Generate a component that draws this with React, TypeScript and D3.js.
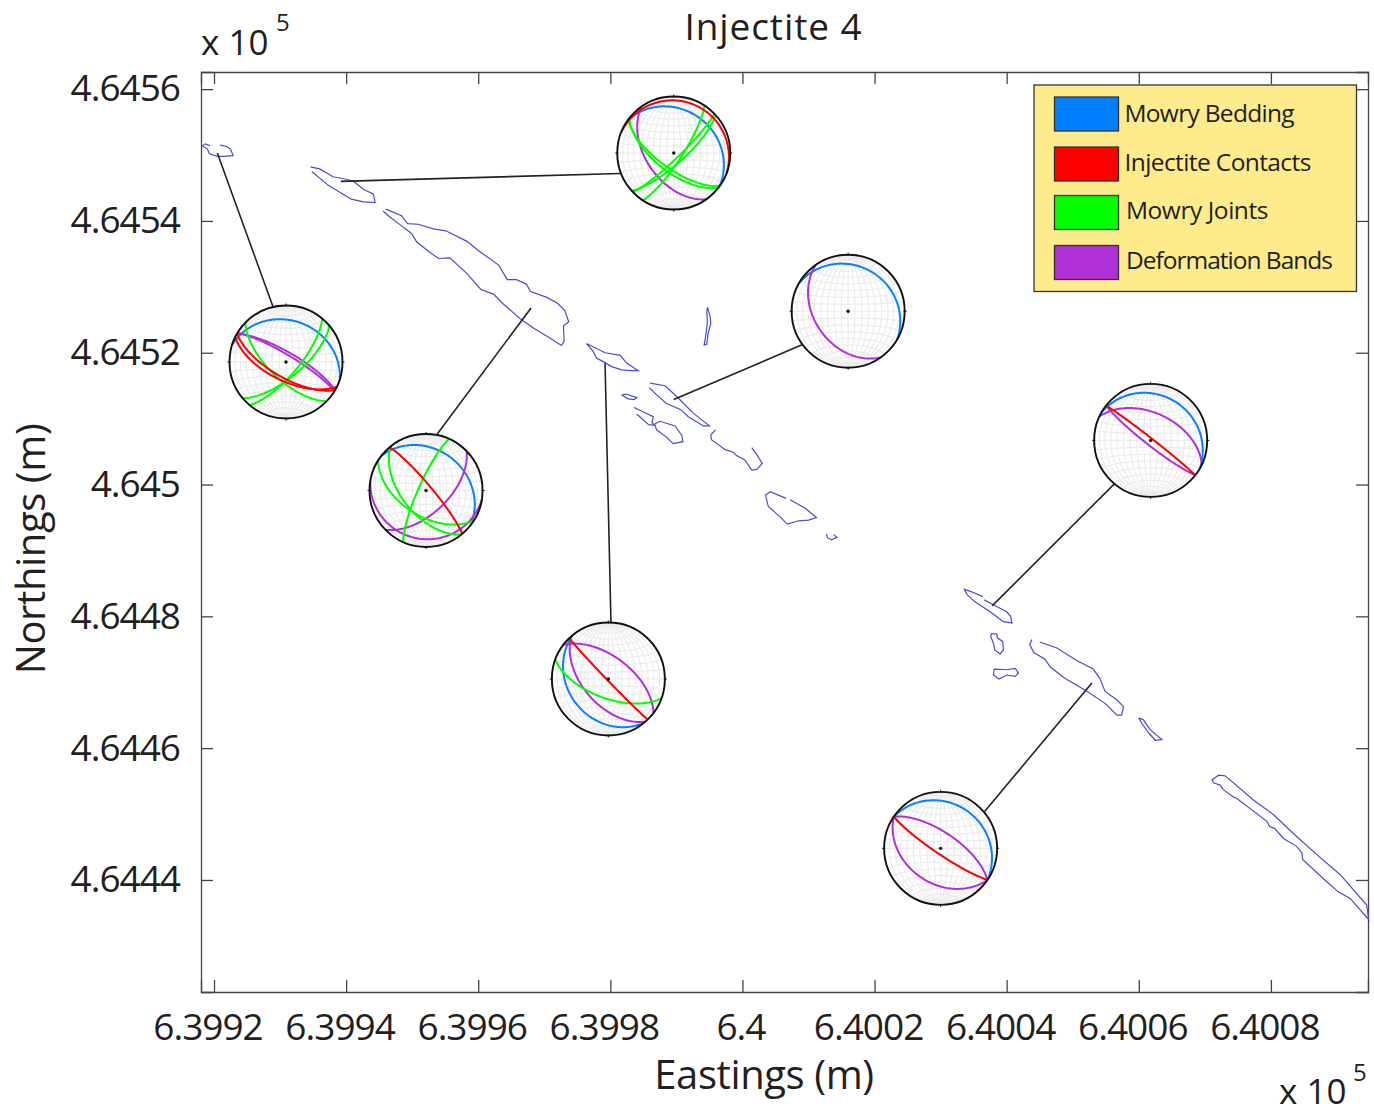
import React, { useEffect, useRef } from 'react'
import * as d3 from 'd3'

type Pt = [number, number]
type Plane = [number, number] // strike, dip (right hand rule)

const W = 1374
const H = 1113
const FONT = '"Open Sans", sans-serif'

// map frame, metres
const E0 = 639920
const N0 = 464440
const xDomain = [639918.03, 640094.7]
const yDomain = [464423.0, 464562.6]
const xTicks = [639920, 639940, 639960, 639980, 640000, 640020, 640040, 640060, 640080]
const yTicks = [464440, 464460, 464480, 464500, 464520, 464540, 464560]

// outcrop traces, metres east / north of E0,N0
const traces: { pts: Pt[]; closed?: boolean }[] = [
  { pts: [[-0.6, 111.4], [-1.3, 111.7], [-1.8, 111.4], [-1.0, 110.9], [-0.7, 110.2], [0.5, 109.8], [1.4, 109.8], [2.9, 109.9], [2.5, 110.9], [1.9, 111.3], [0.9, 111.5]] },
  { pts: [[14.6, 108.2], [16.0, 107.9], [18.0, 106.7], [19.6, 106.4], [21.0, 106.1], [22.6, 104.8], [24.1, 104.1], [24.4, 102.8], [22.6, 102.9], [20.8, 103.3], [19.1, 104.3], [17.3, 105.4], [14.8, 107.5]] },
  { pts: [[26.0, 101.8], [28.4, 100.8], [29.3, 99.6], [30.9, 99.5], [33.2, 98.8], [35.1, 98.5], [38.3, 96.9], [40.3, 95.3], [43.1, 93.3], [44.4, 91.1], [45.8, 91.1], [47.3, 90.4], [47.9, 89.3], [50.4, 88.4], [52.0, 87.5], [53.1, 86.4], [53.7, 84.7], [52.9, 84.1], [53.0, 81.7], [52.6, 81.1], [50.9, 82.2], [48.4, 83.7], [46.3, 85.2], [43.8, 87.4], [42.3, 88.9], [40.4, 89.6], [38.3, 92.0], [35.7, 94.4], [34.0, 94.3], [32.7, 95.2], [30.7, 96.8], [29.9, 98.1], [28.2, 99.4], [26.6, 100.6], [25.6, 101.5]] },
  { pts: [[56.4, 81.4], [59.2, 80.0], [61.5, 79.6], [62.5, 78.4], [64.2, 77.3], [63.2, 77.3], [61.7, 77.4], [60.2, 77.9], [59.2, 78.5], [57.9, 79.2], [57.4, 80.2]], closed: true },
  { pts: [[61.7, 73.6], [62.5, 73.7], [64.0, 73.2], [63.6, 72.9], [62.7, 73.0]], closed: true },
  { pts: [[74.7, 86.9], [75.1, 85.5], [75.2, 84.4], [74.8, 83.0], [74.6, 81.3], [74.2, 81.2], [74.5, 83.0], [74.7, 84.7], [74.6, 86.2]], closed: true },
  { pts: [[66.0, 75.4], [68.3, 75.0], [70.0, 73.4], [72.6, 70.8], [75.0, 68.9], [74.1, 68.9], [71.8, 70.3], [70.6, 71.4], [68.5, 72.3], [67.0, 73.6], [65.9, 74.7]] },
  { pts: [[63.6, 71.7], [65.0, 71.0], [66.5, 70.3], [66.3, 69.4], [66.7, 69.0], [65.8, 69.1], [65.0, 69.8], [64.0, 70.7]] },
  { pts: [[66.7, 69.2], [67.5, 69.6], [69.8, 68.9], [70.8, 67.5], [71.0, 66.5], [69.5, 66.2], [68.5, 67.2], [67.0, 68.3]], closed: true },
  { pts: [[75.9, 68.3], [75.2, 67.5], [75.3, 66.8], [77.4, 65.3], [78.6, 64.9], [79.1, 64.4], [80.4, 63.7], [81.4, 62.2], [82.2, 62.3], [83.0, 63.2], [82.2, 64.5], [81.4, 65.6]] },
  { pts: [[86.6, 57.9], [84.2, 58.9], [83.5, 58.4], [83.9, 56.7], [85.7, 55.1], [86.8, 54.0], [88.5, 54.5], [90.0, 54.6], [91.2, 55.0], [89.5, 56.4], [87.2, 57.7]] },
  { pts: [[92.7, 52.5], [92.9, 51.9], [93.5, 51.6], [94.3, 52.0], [93.8, 52.4]] },
  { pts: [[116.4, 43.0], [114.5, 43.8], [113.6, 44.1], [114.0, 43.3], [115.2, 42.2], [117.5, 40.7], [119.5, 39.2], [120.8, 39.0], [120.6, 40.0], [120.0, 40.7], [118.5, 41.5], [116.6, 42.5]] },
  { pts: [[117.7, 37.4], [117.6, 36.9], [118.0, 35.9], [118.2, 34.9], [119.0, 34.3], [119.5, 34.9], [119.4, 36.2], [118.6, 36.7], [118.5, 37.3]], closed: true },
  { pts: [[118.1, 32.0], [118.0, 31.1], [118.8, 30.5], [120.0, 31.1], [121.3, 30.9], [121.8, 31.4], [121.3, 32.1], [120.0, 31.9]], closed: true },
  { pts: [[123.8, 36.5], [123.5, 35.7], [124.1, 34.5], [125.8, 33.5], [126.6, 32.3], [128.8, 30.6], [131.9, 28.8], [134.9, 26.8], [136.7, 25.0], [137.4, 25.0], [137.7, 26.3], [136.7, 27.3], [134.9, 28.6], [134.1, 30.6], [133.1, 32.0], [130.6, 33.3], [127.6, 35.2], [125.0, 36.1]] },
  { pts: [[140.0, 24.6], [140.7, 24.3], [141.7, 22.8], [143.5, 21.3], [142.5, 21.2], [141.5, 22.3], [140.5, 23.7]], closed: true },
  { pts: [[153.1, 15.8], [152.1, 15.9], [151.1, 15.2], [151.4, 14.7], [152.3, 14.4], [152.8, 13.7], [154.3, 12.6], [154.8, 12.4], [159.4, 8.9], [159.8, 8.1], [160.6, 7.8], [161.9, 6.3], [163.9, 5.1], [164.7, 4.1], [164.8, 3.1], [168.5, -0.3], [170.2, -1.8], [172.0, -2.8], [174.8, -6.0], [174.5, -3.8], [170.5, 0.8], [167.0, 3.8], [163.9, 6.6], [160.4, 9.9], [157.4, 12.1]], closed: true },
]

// leader lines, metres east / north of E0,N0: trace end then net end
const leaders: [Pt, Pt][] = [
  [[19.2, 106.0], [61.5, 107.2]],
  [[0.5, 110.3], [9.0, 86.8]],
  [[48.0, 86.8], [33.6, 67.4]],
  [[59.2, 78.4], [60.1, 38.8]],
  [[69.6, 72.9], [89.0, 81.2]],
  [[117.8, 41.6], [136.3, 60.1]],
  [[132.9, 29.9], [116.6, 10.3]],
]

// stereonet sites, metres east / north of E0,N0
const netSites: Pt[] = [[69.6, 110.3], [96.0, 86.3], [141.8, 66.7], [59.7, 30.5], [110.0, 4.8], [10.9, 78.6], [32.1, 59.1]]
const bedding: Plane[][] = [[[306, 24]], [[300, 20]], [[300, 20]], [[141, 29]], [[304, 20]], [[288, 27]], [[308, 28]]]
const bands: Plane[][] = [[[145, 50]], [[145, 40]], [[295, 50], [128, 83]], [[307, 58], [139, 53]], [[304, 67], [124, 38]], [[300, 76], [301, 80]], [[46, 58], [99, 15]]]
const joints: Plane[][] = [[[33, 78], [46, 82], [48, 75], [126, 68], [128, 63]], [], [], [[110, 62]], [], [[134, 65], [40, 72], [50, 68]], [[204, 79], [122, 53], [141, 55]]]
const contacts: Plane[][] = [[[291, 8]], [], [[308, 87]], [[136, 88]], [[124, 82]], [[120, 68], [116, 63]], [[320, 82]]]

const legendLabels = ['Mowry Bedding', 'Injectite Contacts', 'Mowry Joints', 'Deformation Bands']
const legendColors = ['#0a80ff', '#ff0000', '#00ff00', '#b030d8']

const NET_R = 56.5

// pole of a plane as lon/lat on an equatorial net (centre of the net is lon 0 lat 0)
function poleOf([strike, dip]: Plane): Pt {
  const tr = ((strike + 270) * Math.PI) / 180
  const pl = ((90 - dip) * Math.PI) / 180
  const e = Math.cos(pl) * Math.sin(tr)
  const n = Math.cos(pl) * Math.cos(tr)
  const d = Math.sin(pl)
  return [(Math.atan2(e, d) * 180) / Math.PI, (Math.asin(n) * 180) / Math.PI]
}

export default function App() {
  const ref = useRef<SVGSVGElement>(null)

  useEffect(() => {
    const svg = d3.select(ref.current)
    svg.selectAll('*').remove()

    const x = d3.scaleLinear().domain(xDomain).range([201, 1368])
    const y = d3.scaleLinear().domain(yDomain).range([992, 72])
    const label = (v: d3.NumberValue) => String(+(+v / 1e5).toFixed(4))

    svg.append('rect').attr('width', W).attr('height', H).attr('fill', '#fff')

    // axes, ticks point inwards on all four sides
    const bottom = d3.axisBottom(x).tickValues(xTicks).tickFormat(label).tickSize(-12).tickPadding(21.5)
    const top = d3.axisTop(x).tickValues(xTicks).tickFormat(() => '').tickSize(-12)
    const left = d3.axisLeft(y).tickValues(yTicks).tickFormat(label).tickSize(-12).tickPadding(21)
    const right = d3.axisRight(y).tickValues(yTicks).tickFormat(() => '').tickSize(-12)

    const axes: [any, string][] = [
      [bottom, 'translate(0,992)'],
      [top, 'translate(0,72)'],
      [left, 'translate(201,0)'],
      [right, 'translate(1368,0)'],
    ]
    axes.forEach(([axis, tr]) => {
      const g = svg.append('g').attr('transform', tr).call(axis)
      g.selectAll('path,line').attr('stroke', '#444').attr('stroke-width', 1.3)
      g.selectAll('text')
        .attr('font-family', FONT).attr('font-size', 37).attr('letter-spacing', -1).attr('fill', '#231f20')
    })
    // labels on the x axis sit a little left of their ticks
    svg.selectAll('g').filter((_, i, n) => (n[i] as Element).getAttribute('transform') === 'translate(0,992)')
      .selectAll('text').attr('x', (d: any) => (d === 640000 ? -2 : -6.5))

    // traces
    const line = d3.line<Pt>().x((d) => x(E0 + d[0])).y((d) => y(N0 + d[1]))
    const traceLayer = svg.append('g').attr('fill', 'none').attr('stroke', '#4a4ad8').attr('stroke-width', 1.2)
    traces.forEach((t) => {
      traceLayer.append('path').attr('d', line(t.closed ? [...t.pts, t.pts[0]] : t.pts))
    })

    // leaders
    leaders.forEach(([a, b]) => {
      svg.append('line')
        .attr('x1', x(E0 + a[0])).attr('y1', y(N0 + a[1]))
        .attr('x2', x(E0 + b[0])).attr('y2', y(N0 + b[1]))
        .attr('stroke', '#222').attr('stroke-width', 1.6)
    })

    // stereonets
    const graticule = d3.geoGraticule()
      .stepMinor([10, 10]).stepMajor([90, 360])
      .extentMinor([[-90, -90], [90.01, 90.01]]).extentMajor([[-90, -90], [90.01, 90.01]])
    const circle = d3.geoCircle().radius(90).precision(2)

    netSites.forEach((site, i) => {
      const cx = x(E0 + site[0])
      const cy = y(N0 + site[1])
      const proj = d3.geoAzimuthalEqualArea()
        .rotate([0, 0]).clipAngle(90).precision(0.2)
        .scale(NET_R / Math.SQRT2).translate([cx, cy])
      const path = d3.geoPath(proj)
      const g = svg.append('g')

      g.append('circle').attr('cx', cx).attr('cy', cy).attr('r', NET_R).attr('fill', '#fff')
      g.append('path').attr('d', path(graticule())).attr('fill', 'none').attr('stroke', '#ececec').attr('stroke-width', 1.2)

      const sets: [Plane[], string][] = [
        [bedding[i], legendColors[0]],
        [bands[i], legendColors[3]],
        [joints[i], legendColors[2]],
        [contacts[i], legendColors[1]],
      ]
      sets.forEach(([planes, col]) => {
        planes.forEach((pl) => {
          const ring = circle.center(poleOf(pl))().coordinates[0]
          g.append('path')
            .attr('d', path({ type: 'LineString', coordinates: ring } as any))
            .attr('fill', 'none').attr('stroke', col).attr('stroke-width', 2)
        })
      })

      g.append('circle').attr('cx', cx).attr('cy', cy).attr('r', NET_R).attr('fill', 'none').attr('stroke', '#111').attr('stroke-width', 1.9)
      g.append('circle').attr('cx', cx).attr('cy', cy).attr('r', 1.7).attr('fill', '#111')
      ;[[0, -1], [1, 0], [0, 1], [-1, 0]].forEach(([dx, dy]) => {
        g.append('line')
          .attr('x1', cx + dx * (NET_R - 1)).attr('y1', cy + dy * (NET_R - 1))
          .attr('x2', cx + dx * (NET_R + 2)).attr('y2', cy + dy * (NET_R + 2))
          .attr('stroke', '#111').attr('stroke-width', 1)
      })
    })

    // legend
    const legend = svg.append('g')
    legend.append('rect').attr('x', 1034).attr('y', 85).attr('width', 322.5).attr('height', 206.5)
      .attr('fill', '#feec8c').attr('stroke', '#333').attr('stroke-width', 1.3)
    const swatchY = [97, 147, 195.5, 245.5]
    const textX = [1124.5, 1124.5, 1126, 1126]
    const textY = [122, 171, 219, 269]
    const textSp = [-0.7, -0.6, -0.45, -1]
    legendLabels.forEach((name, i) => {
      legend.append('rect').attr('x', 1054.5).attr('y', swatchY[i]).attr('width', 64).attr('height', 34)
        .attr('fill', i === 0 ? '#0080ff' : legendColors[i]).attr('stroke', '#333').attr('stroke-width', 1.3)
      legend.append('text').attr('x', textX[i]).attr('y', textY[i]).text(name)
        .attr('font-family', FONT).attr('font-size', 24.5).attr('letter-spacing', textSp[i]).attr('fill', '#231f20')
    })

    // titles
    const txt = (s: string, tx: number, ty: number, size: number, anchor = 'start', rot = 0, sp = 0) =>
      svg.append('text').text(s)
        .attr('transform', `translate(${tx},${ty}) rotate(${rot})`)
        .attr('text-anchor', anchor).attr('letter-spacing', sp)
        .attr('font-family', FONT).attr('font-size', size).attr('fill', '#231f20')
    txt('Injectite 4', 773.5, 40, 37, 'middle', 0, 0.9)
    txt('Eastings (m)', 764, 1089, 40, 'middle', 0, -0.4)
    txt('Northings (m)', 45, 549, 40, 'middle', -90, -0.4)
    txt('x 10', 201, 55, 35)
    txt('5', 276, 31, 24)
    txt('x 10', 1279, 1104, 35)
    txt('5', 1353, 1081, 24)
  }, [])

  return (
    <svg ref={ref} width={W} height={H} style={{ position: 'absolute', left: 0, top: 0 }} />
  )
}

+++++

- **Goal**
Report each line in the data that holds the word "React".

- **Output below**
Generate a component that draws this with React, TypeScript and D3.js.
import React, { useEffect, useRef } from 'react'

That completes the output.